Discussion and Implications
StM demonstrates that scalable, annotation-free generative video composition is feasible, outperforming previous state-of-the-art methods in motion fidelity, identity retention, and semantic affordance. Its modular design, based on automated layer decomposition and fusion, provides an extensible framework for future compositional video synthesis tasks.
Practical implications include reliable insertion and harmonization of moving subjects into dynamic scenes, relevant for professional post-production, virtual content creation, and semantic video editing. Theoretically, StM advances multi-layer diffusion modeling, introducing compositionality, selective conditioning, and identity-aware representations into generative video synthesis research.
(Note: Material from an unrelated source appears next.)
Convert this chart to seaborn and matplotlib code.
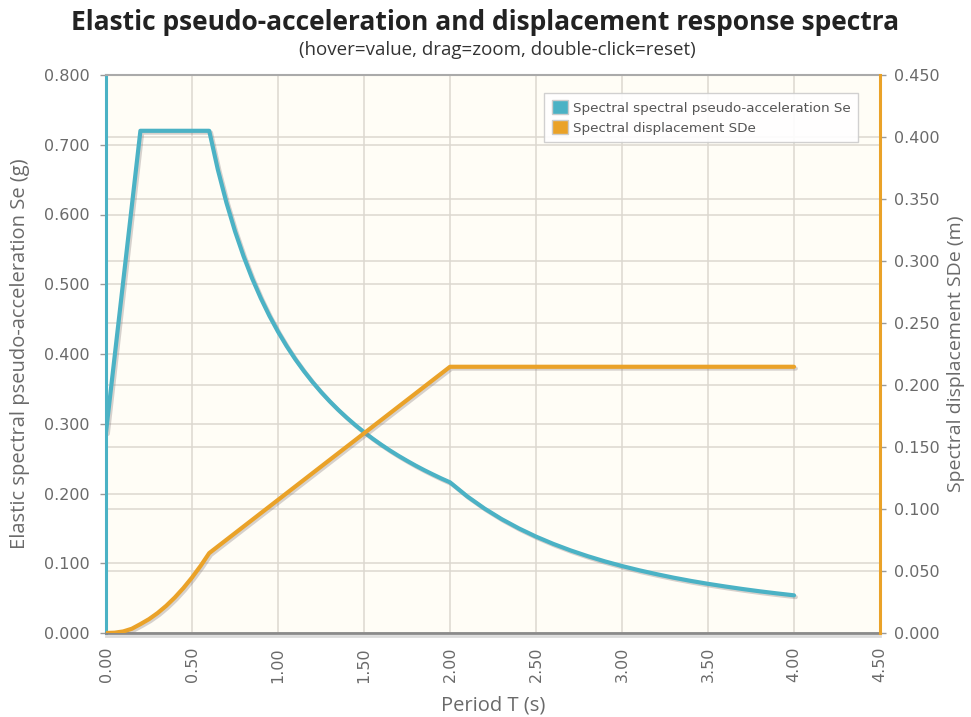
import matplotlib
matplotlib.use("Agg")
import matplotlib.pyplot as plt
import matplotlib.patheffects as pe
from matplotlib.patches import Patch
from matplotlib.ticker import FixedLocator
import pandas as pd
import seaborn as sns

# ---- data ----
period = [0.00, 0.05, 0.10, 0.15, 0.20, 0.25, 0.30, 0.35, 0.40, 0.45, 0.50,
          0.55, 0.60, 0.65, 0.70, 0.75, 0.80, 0.85, 0.90, 0.95, 1.00, 1.05,
          1.10, 1.15, 1.20, 1.25, 1.30, 1.35, 1.40, 1.45, 1.50, 1.55, 1.60,
          1.65, 1.70, 1.75, 1.80, 1.85, 1.90, 1.95, 2.00, 2.10, 2.20, 2.30,
          2.40, 2.50, 2.60, 2.70, 2.80, 2.90, 3.00, 3.10, 3.20, 3.30, 3.40,
          3.50, 3.60, 3.70, 3.80, 3.90, 4.00]
se_g = [0.288, 0.396, 0.504, 0.612, 0.720, 0.720, 0.720, 0.720, 0.720, 0.720,
        0.720, 0.720, 0.720, 0.6646, 0.6171, 0.576, 0.540, 0.5082, 0.480,
        0.4547, 0.432, 0.4114, 0.3927, 0.3757, 0.360, 0.3456, 0.3323, 0.320,
        0.3086, 0.2979, 0.288, 0.2787, 0.270, 0.2618, 0.2541, 0.2469, 0.240,
        0.2335, 0.2274, 0.2215, 0.216, 0.1959, 0.1785, 0.1633, 0.150, 0.1382,
        0.1278, 0.1185, 0.1102, 0.1027, 0.096, 0.0899, 0.0844, 0.0793,
        0.0747, 0.0705, 0.0667, 0.0631, 0.0598, 0.0568, 0.054]
sde_m = [0.0, 0.00025, 0.00125, 0.00342, 0.00716, 0.01118, 0.0161, 0.02192,
         0.02863, 0.03623, 0.04473, 0.05412, 0.06441, 0.06978, 0.07515,
         0.08051, 0.08588, 0.09125, 0.09662, 0.10198, 0.10735, 0.11272,
         0.11809, 0.12345, 0.12882, 0.13419, 0.13956, 0.14492, 0.15029,
         0.15566, 0.16103, 0.16639, 0.17176, 0.17713, 0.18250, 0.18786,
         0.19323, 0.19860, 0.20397, 0.20933, 0.2147, 0.2147, 0.2147, 0.2147,
         0.2147, 0.2147, 0.2147, 0.2147, 0.2147, 0.2147, 0.2147, 0.2147,
         0.2147, 0.2147, 0.2147, 0.2147, 0.2147, 0.2147, 0.2147, 0.2147,
         0.2147]
x_ticks = [0.0, 0.5, 1.0, 1.5, 2.0, 2.5, 3.0, 3.5, 4.0, 4.5]
left_ticks = [0.0, 0.1, 0.2, 0.3, 0.4, 0.5, 0.6, 0.7, 0.8]
right_ticks = [0.0, 0.05, 0.10, 0.15, 0.20, 0.25, 0.30, 0.35, 0.40, 0.45]

title = "Elastic pseudo-acceleration and displacement response spectra"
subtitle = "(hover=value, drag=zoom, double-click=reset)"
se_name = "Spectral spectral pseudo-acceleration Se"
sde_name = "Spectral displacement SDe"

df = pd.DataFrame({"T": period, "Se": se_g, "SDe": sde_m})

TEAL = "#4bb2c5"
ORANGE = "#eaa228"
GRID = "#dcd8d0"
TICKC = "#6a6a6a"
BG = "#fffdf6"

sns.set_style("white")
plt.rcParams["font.family"] = ["DejaVu Sans"]

fig = plt.figure(figsize=(9.71, 7.17), dpi=100)
ax = fig.add_axes([106 / 971, 1 - 633 / 717, 774 / 971, 558 / 717])
ax2 = ax.twinx()
ax.set_facecolor(BG)
ax2.patch.set_visible(False)

shadow = [pe.SimpleLineShadow(offset=(1.3, -1.3), shadow_color="#8a7f80", alpha=0.35),
          pe.Normal()]

sns.lineplot(data=df, x="T", y="Se", ax=ax, color=TEAL, linewidth=3,
             path_effects=shadow, legend=False)
sns.lineplot(data=df, x="T", y="SDe", ax=ax2, color=ORANGE, linewidth=3,
             path_effects=shadow, legend=False)

ax.set_xlim(0, 4.5)
ax.set_ylim(0, 0.8)
ax2.set_ylim(0, 0.45)

ax.set_xticks(x_ticks)
ax.set_xticklabels([f"{v:.2f}" for v in x_ticks], rotation=90)
ax.set_yticks(left_ticks)
ax.set_yticklabels([f"{v:.3f}" for v in left_ticks])
ax2.set_yticks(right_ticks)
ax2.set_yticklabels([f"{v:.3f}" for v in right_ticks])

# grid: left axis lines plus right axis lines mapped onto left scale
ax.yaxis.set_minor_locator(FixedLocator([v / 0.45 * 0.8 for v in right_ticks]))
ax.grid(True, which="major", color=GRID, linewidth=1.1)
ax.grid(True, which="minor", axis="y", color=GRID, linewidth=1.1)
ax.tick_params(axis="y", which="minor", length=0)
ax2.grid(False)
ax.set_axisbelow(True)

for a in (ax, ax2):
    a.tick_params(axis="both", which="major", labelsize=11.5, labelcolor=TICKC,
                  color="#999999", length=4, width=1)
ax.tick_params(axis="x", pad=6)
ax.tick_params(axis="y", pad=8, left=True)
ax2.tick_params(axis="y", pad=6, right=True)

for s in ("left", "right", "top", "bottom"):
    ax.spines[s].set_visible(False)
    ax2.spines[s].set_visible(False)
ax.spines["left"].set_visible(True)
ax.spines["left"].set_color(TEAL)
ax.spines["left"].set_linewidth(2.2)
ax2.spines["right"].set_visible(True)
ax2.spines["right"].set_color(ORANGE)
ax2.spines["right"].set_linewidth(2.2)
ax.spines["top"].set_visible(True)
ax.spines["top"].set_color("#aaaaaa")
ax.spines["top"].set_linewidth(1.5)
ax.spines["bottom"].set_visible(True)
ax.spines["bottom"].set_color("#8a8a8a")
ax.spines["bottom"].set_linewidth(2)
ax.spines["bottom"].set_path_effects(
    [pe.SimpleLineShadow(offset=(0, -2), shadow_color="#999999", alpha=0.35), pe.Normal()])

ax.set_xlabel("Period T (s)", fontsize=14.5, color=TICKC, family="Open Sans", labelpad=9)
ax.set_ylabel("Elastic spectral pseudo-acceleration Se (g)", fontsize=14.5,
              color=TICKC, family="Open Sans", labelpad=10)
ax2.set_ylabel("Spectral displacement SDe (m)", fontsize=14, color=TICKC,
               family="Open Sans", rotation=90, labelpad=5)

fig.text(485 / 971, 1 - 22 / 717, title, ha="center", va="center", fontsize=19,
         fontweight="bold", color="#222222", family="Open Sans")
fig.text(497 / 971, 1 - 50 / 717, subtitle, ha="center", va="center", fontsize=13.5,
         color="#333333", family="Open Sans")

handles = [Patch(facecolor=TEAL, edgecolor="#cccccc", label=se_name),
           Patch(facecolor=ORANGE, edgecolor="#cccccc", label=sde_name)]
leg = ax2.legend(handles=handles, loc="upper right", bbox_to_anchor=(0.972, 0.968),
                 fontsize=9.7, frameon=True, fancybox=False, borderpad=0.55,
                 handlelength=1.2, handleheight=1.2, handletextpad=0.4,
                 labelspacing=0.4, borderaxespad=0)
leg.get_frame().set_edgecolor("#cccccc")
leg.get_frame().set_facecolor("white")
leg.get_frame().set_alpha(0.9)
for t in leg.get_texts():
    t.set_color("#555555")

fig.savefig("out.png", dpi=100)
Notably, a trade-off between semantic textual adherence and strict motion/identity fidelity suggests avenues for future research, such as dynamic balancing of conditioning weights or improvement of off-the-shelf decomposition modules.
Conclusion
The Split-then-Merge framework establishes a data-driven paradigm for layer-aware video composition, efficiently exploiting unlabeled video corpora and automating the creation of compositional datasets. By rigorously preserving both motion and identity while achieving semantic harmonization and affordance awareness, StM sets a new standard for controllable, generative video synthesis, pointing towards next-generation compositional and multimodal video generation models.